*What you should do*:
Word for word, extract the first line of the records below and each line after it, up to and including the line with "Chart.register(...registerables);". Pictures are left out.

*Provided data*:

━━━━━━━━━━

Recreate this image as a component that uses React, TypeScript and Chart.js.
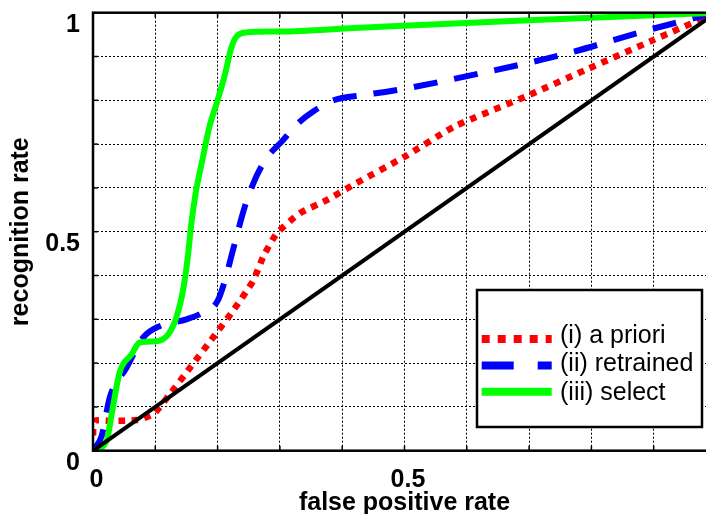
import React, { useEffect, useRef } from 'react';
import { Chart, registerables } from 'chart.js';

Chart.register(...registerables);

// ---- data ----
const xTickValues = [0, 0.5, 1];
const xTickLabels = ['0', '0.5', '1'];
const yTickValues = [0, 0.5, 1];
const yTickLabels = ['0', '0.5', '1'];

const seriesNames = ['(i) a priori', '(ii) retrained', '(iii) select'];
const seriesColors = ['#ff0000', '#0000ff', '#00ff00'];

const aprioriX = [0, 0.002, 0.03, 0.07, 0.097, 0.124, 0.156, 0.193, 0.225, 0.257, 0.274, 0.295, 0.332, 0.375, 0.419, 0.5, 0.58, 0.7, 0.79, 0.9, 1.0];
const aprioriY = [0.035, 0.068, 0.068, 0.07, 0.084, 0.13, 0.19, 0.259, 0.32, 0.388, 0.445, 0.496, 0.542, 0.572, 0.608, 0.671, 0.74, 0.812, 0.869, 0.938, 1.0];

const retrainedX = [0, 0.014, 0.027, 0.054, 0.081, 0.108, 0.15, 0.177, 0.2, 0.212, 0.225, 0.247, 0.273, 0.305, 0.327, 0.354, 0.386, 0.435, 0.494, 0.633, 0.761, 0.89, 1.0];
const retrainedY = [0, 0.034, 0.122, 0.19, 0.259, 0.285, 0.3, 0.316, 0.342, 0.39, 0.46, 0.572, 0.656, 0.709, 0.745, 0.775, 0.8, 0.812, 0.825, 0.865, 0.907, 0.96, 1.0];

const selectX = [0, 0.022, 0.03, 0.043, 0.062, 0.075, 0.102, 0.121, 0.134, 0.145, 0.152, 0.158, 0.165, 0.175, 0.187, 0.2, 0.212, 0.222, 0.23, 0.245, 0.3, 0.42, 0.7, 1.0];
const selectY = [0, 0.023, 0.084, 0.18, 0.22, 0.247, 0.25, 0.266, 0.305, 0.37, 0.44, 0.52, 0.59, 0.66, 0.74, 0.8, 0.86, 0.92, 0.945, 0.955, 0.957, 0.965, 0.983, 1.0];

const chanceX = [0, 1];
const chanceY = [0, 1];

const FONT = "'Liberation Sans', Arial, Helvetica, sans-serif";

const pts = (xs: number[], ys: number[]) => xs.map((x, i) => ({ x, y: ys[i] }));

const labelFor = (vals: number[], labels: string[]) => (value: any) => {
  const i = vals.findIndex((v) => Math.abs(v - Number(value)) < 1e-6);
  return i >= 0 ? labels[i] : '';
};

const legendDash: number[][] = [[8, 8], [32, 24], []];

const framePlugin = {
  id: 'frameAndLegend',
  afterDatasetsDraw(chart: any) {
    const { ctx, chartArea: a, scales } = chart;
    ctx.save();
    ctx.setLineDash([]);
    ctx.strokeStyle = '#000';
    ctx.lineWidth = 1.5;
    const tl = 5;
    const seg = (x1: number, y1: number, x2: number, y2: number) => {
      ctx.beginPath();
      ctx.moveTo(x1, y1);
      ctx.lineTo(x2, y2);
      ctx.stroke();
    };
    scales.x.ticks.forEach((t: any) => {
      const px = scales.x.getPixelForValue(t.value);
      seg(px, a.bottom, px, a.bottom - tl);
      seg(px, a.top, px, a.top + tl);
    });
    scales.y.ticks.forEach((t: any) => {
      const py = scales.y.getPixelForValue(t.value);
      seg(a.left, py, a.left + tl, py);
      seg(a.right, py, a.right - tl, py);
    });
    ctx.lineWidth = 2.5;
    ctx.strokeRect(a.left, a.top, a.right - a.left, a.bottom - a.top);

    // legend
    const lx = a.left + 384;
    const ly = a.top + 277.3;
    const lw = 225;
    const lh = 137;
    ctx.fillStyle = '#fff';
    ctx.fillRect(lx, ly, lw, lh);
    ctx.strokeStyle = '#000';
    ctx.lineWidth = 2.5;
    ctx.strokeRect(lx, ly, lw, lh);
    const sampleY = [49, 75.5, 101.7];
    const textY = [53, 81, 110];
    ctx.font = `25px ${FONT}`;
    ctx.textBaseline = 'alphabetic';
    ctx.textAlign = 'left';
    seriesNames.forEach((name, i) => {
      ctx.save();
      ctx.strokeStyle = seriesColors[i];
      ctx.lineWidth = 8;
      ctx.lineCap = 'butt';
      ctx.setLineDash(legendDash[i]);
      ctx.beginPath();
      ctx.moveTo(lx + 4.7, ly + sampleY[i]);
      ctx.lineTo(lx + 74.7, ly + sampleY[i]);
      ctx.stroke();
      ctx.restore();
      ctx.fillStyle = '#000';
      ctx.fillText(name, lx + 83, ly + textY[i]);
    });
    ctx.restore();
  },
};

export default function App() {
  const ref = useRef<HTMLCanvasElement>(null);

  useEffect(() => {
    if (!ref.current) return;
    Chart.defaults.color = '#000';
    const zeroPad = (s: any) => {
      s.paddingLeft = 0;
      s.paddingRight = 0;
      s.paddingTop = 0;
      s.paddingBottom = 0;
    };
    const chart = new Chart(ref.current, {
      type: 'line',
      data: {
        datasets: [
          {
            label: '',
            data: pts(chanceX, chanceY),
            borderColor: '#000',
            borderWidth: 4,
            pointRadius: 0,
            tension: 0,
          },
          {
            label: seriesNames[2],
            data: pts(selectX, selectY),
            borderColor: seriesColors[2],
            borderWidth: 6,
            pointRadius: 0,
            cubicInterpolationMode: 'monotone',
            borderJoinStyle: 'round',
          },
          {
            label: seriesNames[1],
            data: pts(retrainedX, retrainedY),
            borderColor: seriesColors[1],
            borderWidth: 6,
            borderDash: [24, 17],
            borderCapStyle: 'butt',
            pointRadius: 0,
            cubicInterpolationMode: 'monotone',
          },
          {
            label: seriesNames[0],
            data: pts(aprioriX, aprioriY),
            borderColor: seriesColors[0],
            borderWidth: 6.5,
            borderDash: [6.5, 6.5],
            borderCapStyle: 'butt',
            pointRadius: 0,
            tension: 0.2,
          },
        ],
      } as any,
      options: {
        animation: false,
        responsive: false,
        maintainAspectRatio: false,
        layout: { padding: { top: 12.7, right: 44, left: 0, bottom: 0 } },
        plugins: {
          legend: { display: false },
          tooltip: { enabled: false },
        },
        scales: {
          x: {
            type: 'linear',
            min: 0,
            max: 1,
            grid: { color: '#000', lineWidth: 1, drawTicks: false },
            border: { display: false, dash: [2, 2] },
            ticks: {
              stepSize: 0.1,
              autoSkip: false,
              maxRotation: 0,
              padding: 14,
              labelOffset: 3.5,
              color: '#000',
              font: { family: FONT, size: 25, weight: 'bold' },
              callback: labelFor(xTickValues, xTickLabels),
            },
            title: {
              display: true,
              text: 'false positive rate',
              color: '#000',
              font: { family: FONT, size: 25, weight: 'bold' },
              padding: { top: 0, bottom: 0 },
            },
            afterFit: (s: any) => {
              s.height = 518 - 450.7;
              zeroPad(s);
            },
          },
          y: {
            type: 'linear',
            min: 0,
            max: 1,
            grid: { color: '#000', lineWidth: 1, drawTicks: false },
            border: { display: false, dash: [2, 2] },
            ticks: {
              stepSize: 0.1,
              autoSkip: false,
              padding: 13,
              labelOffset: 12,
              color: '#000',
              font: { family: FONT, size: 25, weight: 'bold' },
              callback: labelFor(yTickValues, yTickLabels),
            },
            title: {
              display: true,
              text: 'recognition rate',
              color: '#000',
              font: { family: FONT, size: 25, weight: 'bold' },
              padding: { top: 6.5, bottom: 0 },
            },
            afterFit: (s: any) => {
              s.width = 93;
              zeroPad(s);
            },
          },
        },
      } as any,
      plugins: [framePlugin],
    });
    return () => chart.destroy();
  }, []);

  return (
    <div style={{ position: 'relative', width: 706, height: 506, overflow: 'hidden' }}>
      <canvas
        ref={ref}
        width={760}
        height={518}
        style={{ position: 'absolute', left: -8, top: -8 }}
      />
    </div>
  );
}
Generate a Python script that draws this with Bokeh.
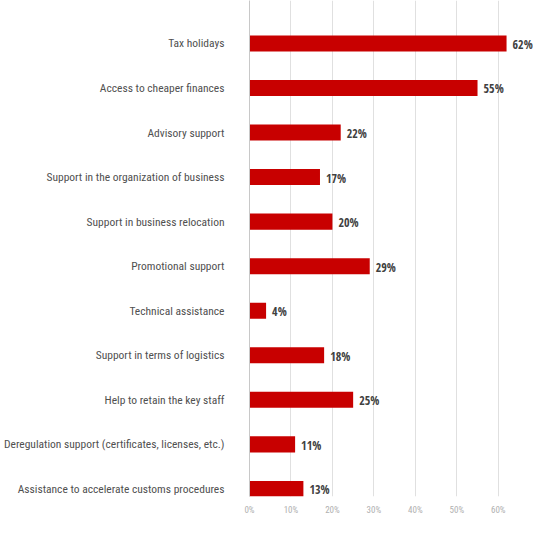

━━━━━━━━━━

*Written solution*:
Recreate this image as a component that uses React, TypeScript and Chart.js.
import React, { useEffect, useRef } from 'react';
import { Chart, registerables } from 'chart.js';

Chart.register(...registerables);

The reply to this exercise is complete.